Rosella, IA 3.0 Beta
release date: 22/03/2018
Bug Fixes And New Features
- File types have been changed to be more intuitive. 'Hybrid' is now 'Plain Text'. You will still be able to use the features that apply to 'hybrid' texts. You can now import tagged text as either 'XML and HTML' or 'TEI'. This allows for ongoing development at various levels of generality. You can import any text, or you can take advantage of it being tagged as XML, or we can build in features making assumptions about TEI texts (eg: counting by characters marked up as such in TEI).
- Split by 'grapheme' allows you to count individual 'characters' (ie: letters or the unique symbols of a character set) instead of words. The term 'grapheme' has been used to avoid confusion with counting speaking 'characters' in plays. This will be useful for Chinese, especially where the text does not have space seperated words.

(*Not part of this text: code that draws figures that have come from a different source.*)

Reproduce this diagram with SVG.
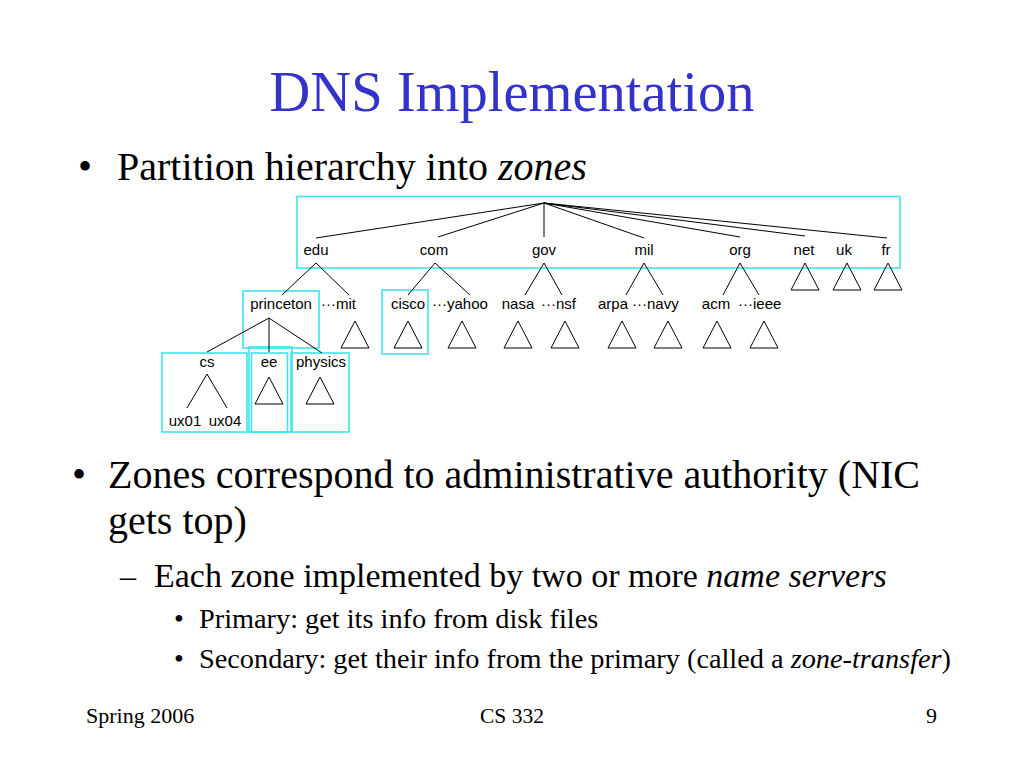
<svg xmlns="http://www.w3.org/2000/svg" width="1024" height="768" viewBox="0 0 1024 768">
<style>
.serif{font-family:"Liberation Serif","Times New Roman",serif;fill:#000}
.title{font-family:"Liberation Serif","Times New Roman",serif;fill:#3333CC;font-size:56.5px}
.lbl{font-family:"Liberation Sans",Arial,sans-serif;font-size:15px;fill:#000}
.mid{text-anchor:middle}
.zone{fill:none;stroke:#3EE4EE;stroke-width:1.6}
.edge{stroke:#000;stroke-width:1;fill:none}
.tri{fill:none;stroke:#000;stroke-width:1}
</style>
<rect width="1024" height="768" fill="#fff"/>
<text class="title mid" x="512" y="111">DNS Implementation</text>
<text class="serif" x="78" y="180" font-size="40">•</text>
<text class="serif" x="117" y="180" font-size="40">Partition hierarchy into <tspan font-style="italic">zones</tspan></text>

<g id="zones">
<rect class="zone" x="297" y="196.5" width="603" height="71.5"/>
<rect class="zone" x="243" y="291" width="76" height="57"/>
<rect class="zone" x="382" y="290" width="46" height="64"/>
<rect class="zone" x="162" y="353" width="85" height="79"/>
<rect class="zone" x="249" y="347" width="43" height="85"/>
<rect class="zone" x="251.5" y="353" width="36" height="79" stroke-width="2.2" stroke="#2CD6E0"/>
<rect class="zone" x="291" y="353" width="58" height="79"/>
</g>

<g id="connectors">
<path class="edge" d="M544 203L316 238M544 203L438 237M544 203L544 237M544 203L644 238M544 203L740 237M544 203L805 236M544 203L887 238"/>
<path class="edge" d="M316 263L282 295M316 263L349 295M435 263L408 295M435 263L470 295M544 263L525 295M544 263L562 295M644 263L626 295M644 263L663 295M740 263L723 295M740 263L759 295"/>
<path class="edge" d="M269 318L207 352M269 318L269 352M269 318L322 353M207 374L187 408M207 374L227 408"/>
</g>

<g id="root-labels">
<text class="lbl mid" x="316" y="255">edu</text>
<text class="lbl mid" x="434" y="255">com</text>
<text class="lbl mid" x="544" y="255">gov</text>
<text class="lbl mid" x="644" y="255">mil</text>
<text class="lbl mid" x="740" y="255">org</text>
<text class="lbl mid" x="804" y="255">net</text>
<text class="lbl mid" x="844" y="255">uk</text>
<text class="lbl mid" x="886" y="255">fr</text>
</g>
<g id="top-triangles">
<path class="tri" d="M805 263L819 290L791 290Z"/>
<path class="tri" d="M847 263L861 290L833 290Z"/>
<path class="tri" d="M888 263L902 290L874 290Z"/>
</g>
<g id="level2-labels">
<text class="lbl mid" x="281" y="309">princeton</text>
<text class="lbl" x="321" y="309">···mit</text>
<text class="lbl mid" x="408" y="309">cisco</text>
<text class="lbl" x="432" y="309">···yahoo</text>
<text class="lbl mid" x="518" y="309">nasa</text>
<text class="lbl" x="541" y="309">···nsf</text>
<text class="lbl mid" x="613" y="309">arpa</text>
<text class="lbl" x="632" y="309">···navy</text>
<text class="lbl mid" x="716" y="309">acm</text>
<text class="lbl" x="738" y="309">···ieee</text>
</g>
<g id="level2-triangles">
<path class="tri" d="M355 321L369 348L341 348Z"/>
<path class="tri" d="M408 321L422 348L394 348Z"/>
<path class="tri" d="M462 321L476 348L448 348Z"/>
<path class="tri" d="M518 321L532 348L504 348Z"/>
<path class="tri" d="M565 321L579 348L551 348Z"/>
<path class="tri" d="M622 321L636 348L608 348Z"/>
<path class="tri" d="M668 321L682 348L654 348Z"/>
<path class="tri" d="M717 321L731 348L703 348Z"/>
<path class="tri" d="M764 321L778 348L750 348Z"/>
</g>
<g id="level3">
<text class="lbl mid" x="207" y="367">cs</text>
<text class="lbl mid" x="269" y="367">ee</text>
<text class="lbl mid" x="321" y="367">physics</text>
<text class="lbl mid" x="185" y="426">ux01</text>
<text class="lbl mid" x="225" y="426">ux04</text>
<path class="tri" d="M269 377L283 404L255 404Z"/>
<path class="tri" d="M320 377L334 404L306 404Z"/>
</g>

<text class="serif" x="72" y="488" font-size="40">•</text>
<text class="serif" x="108" y="488" font-size="40">Zones correspond to administrative authority (NIC</text>
<text class="serif" x="108" y="534" font-size="40">gets top)</text>
<text class="serif" x="120" y="587" font-size="32">–</text>
<text class="serif" x="154" y="587" font-size="34">Each zone implemented by two or more <tspan font-style="italic">name servers</tspan></text>
<text class="serif" x="174" y="628" font-size="28">•</text>
<text class="serif" x="199" y="628" font-size="28.3">Primary: get its info from disk files</text>
<text class="serif" x="174" y="668" font-size="28">•</text>
<text class="serif" x="199" y="668" font-size="28.3">Secondary: get their info from the primary (called a <tspan font-style="italic">zone-transfer</tspan>)</text>

<text class="serif" x="86" y="723" font-size="22">Spring 2006</text>
<text class="serif mid" x="512" y="723" font-size="21.5">CS 332</text>
<text class="serif" x="937" y="723" font-size="22" text-anchor="end">9</text>
</svg>
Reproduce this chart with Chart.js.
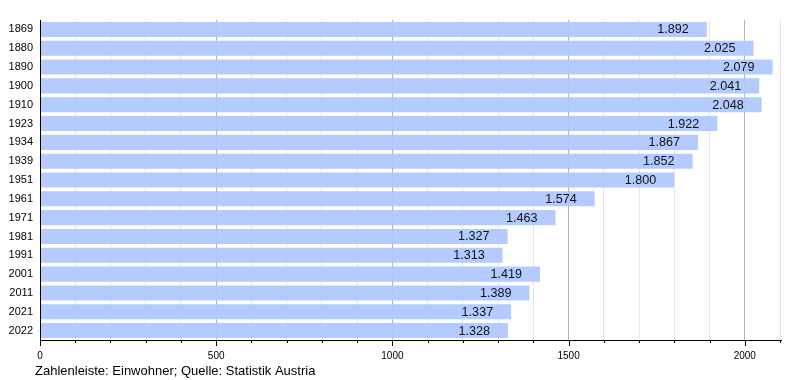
<!DOCTYPE html>
<html><head><meta charset="utf-8">
<script src="https://cdn.jsdelivr.net/npm/chart.js@4/dist/chart.umd.min.js"></script>
<style>html,body{margin:0;padding:0;background:#fff}#wrap{width:800px;height:380px;position:relative}</style>
</head><body><div id="wrap"><canvas id="c" width="800" height="380"></canvas></div>
<script>
const years = ["1869","1880","1890","1900","1910","1923","1934","1939","1951","1961","1971","1981","1991","2001","2011","2021","2022"];
const population = [1892,2025,2079,2041,2048,1922,1867,1852,1800,1574,1463,1327,1313,1419,1389,1337,1328];
const xTickLabels = [0,500,1000,1500,2000];
const footerText = "Zahlenleiste: Einwohner; Quelle: Statistik Austria";
const FONT = "'Liberation Sans', Arial, sans-serif";

const fmt = v => v.toLocaleString('de-DE');

const extras = {
  id: 'extras',
  afterDatasetsDraw(chart) {
    const ctx = chart.ctx;
    const meta = chart.getDatasetMeta(0);
    ctx.save();
    ctx.font = "12.6px " + FONT;
    ctx.fillStyle = '#111';
    ctx.textAlign = 'right';
    ctx.textBaseline = 'middle';
    meta.data.forEach((bar, i) => {
      ctx.fillText(fmt(population[i]), bar.x - 18, bar.y + 0.5);
    });
    ctx.restore();
  },
  afterDraw(chart) {
    const ctx = chart.ctx;
    const xs = chart.scales.x;
    const area = chart.chartArea;
    ctx.save();
    ctx.strokeStyle = '#000';
    ctx.lineWidth = 1;
    ctx.beginPath();
    for (let v = 0; v <= 2100; v += 100) {
      const px = Math.round(xs.getPixelForValue(v)) + 0.5;
      const len = (v % 500 === 0) ? 6 : 3;
      ctx.moveTo(px, area.bottom);
      ctx.lineTo(px, area.bottom + len);
    }
    ctx.stroke();
    ctx.beginPath();
    ctx.moveTo(area.left, area.bottom + 0.5);
    ctx.lineTo(area.right + 2, area.bottom + 0.5);
    ctx.moveTo(area.left + 0.5, area.top);
    ctx.lineTo(area.left + 0.5, area.bottom);
    ctx.stroke();
    ctx.font = "13px " + FONT;
    ctx.fillStyle = '#000';
    ctx.textAlign = 'left';
    ctx.textBaseline = 'middle';
    ctx.fillText(footerText, 35, 371);
    ctx.restore();
  }
};

new Chart(document.getElementById('c'), {
  type: 'bar',
  data: {
    labels: years,
    datasets: [{
      data: population,
      backgroundColor: 'rgba(176,200,255,0.95)',
      borderWidth: 0,
      barPercentage: 0.8,
      categoryPercentage: 1.0
    }]
  },
  options: {
    indexAxis: 'y',
    responsive: false,
    animation: false,
    devicePixelRatio: 1,
    layout: { padding: { top: 20, right: 20, left: 0, bottom: 0 } },
    plugins: { legend: { display: false }, tooltip: { enabled: false } },
    scales: {
      x: {
        type: 'linear',
        min: 0, max: 2100,
        afterFit(s) { s.height = 40; },
        border: { display: false },
        grid: {
          drawTicks: false,
          color: ctx => (ctx.tick && ctx.tick.value % 500 === 0) ? (ctx.tick.value === 0 ? 'rgba(0,0,0,0)' : '#b4b4b4') : '#e6e6e6',
          lineWidth: 1
        },
        ticks: {
          stepSize: 100,
          autoSkip: false,
          maxRotation: 0,
          padding: 10,
          color: '#000',
          font: { size: 10, family: FONT },
          callback: v => xTickLabels.includes(v) ? String(v) : ''
        }
      },
      y: {
        afterFit(s) { s.width = 40; },
        border: { display: false },
        grid: { display: false, drawTicks: false },
        ticks: {
          padding: 7,
          color: '#000',
          font: { size: 11, family: FONT }
        }
      }
    }
  },
  plugins: [extras]
});
</script></body></html>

- Re-arranged layout of various input options in the user interface to be more organised into coherent groupings. It is unavoidable that this change will confuse established users. Sorry about that.
- Split texts by tags (eg: enclose parts of your text in <div> tags </div>, or count paragraphs with the <p> tag </p>, etc). This can be done in any of the text types, including plain text. Any text outside the tag will be ignored.
- Import metadata for texts from a csv file.
- Include metadata, author, title, and character in output.
- List any XML tags to be included or excluded from the process.
- Split by character provides summary output of words for characters.
- Compatible with the latest version of TEI, that allows for <stage> tags inside <sp> tags.
- Some inline documentation, mouse hover over some elements shows brief explanations.
- Sort results by clicking the top of the column.
- Variant spelling no longer supported. The complexity of handling variant spelling made it impossible to give an account of it, so it could no longer be included. Variant spelling should be handled in your own preprocessing.
- Punctuation that may not be part of a word in English is no longer treated as part of a word when there are no spaces. All punctuation except ' - will split words. Eg: Use of the colon in "They included:Mary, John,..." would split 'included' and 'Mary' into two words, whereas in "It was Mary's choice." the word 'Mary's' will remain one word.
- Merge sets, or remove one set from another set.
- Ability to use <reg> tag orig and sic attribute to count either. Eg: option to count either scilens or silence in <reg orig="scilens">silence<reg>
Planned Enhancements
- PCA plot. Since this is among the most popular stylometry tools we would like to include a basic PCA Plot, so that there is no need to move to a statistics package to get basic results. There is no intention to duplicate statistics packages beyond this, except where, perhaps, a particular method is desired in the overwhelming majority of cases.
- Better user feedback while processing, giving indication that the processing is continuing and where possible, how far along it is.
- Segmentation by percentages.
- More advanced and generalised XML handling, such as showing attribute values as output metadata when splitting by tag.
- "Include words" option for n-grams.
- Upgrade to Java 8.0
- Fix bug where a split by tag conflicts with handling of head and stage tags in TEI.
- Fix bug where a tag appears mid word (eg: straw
berry) the word is treated as two words.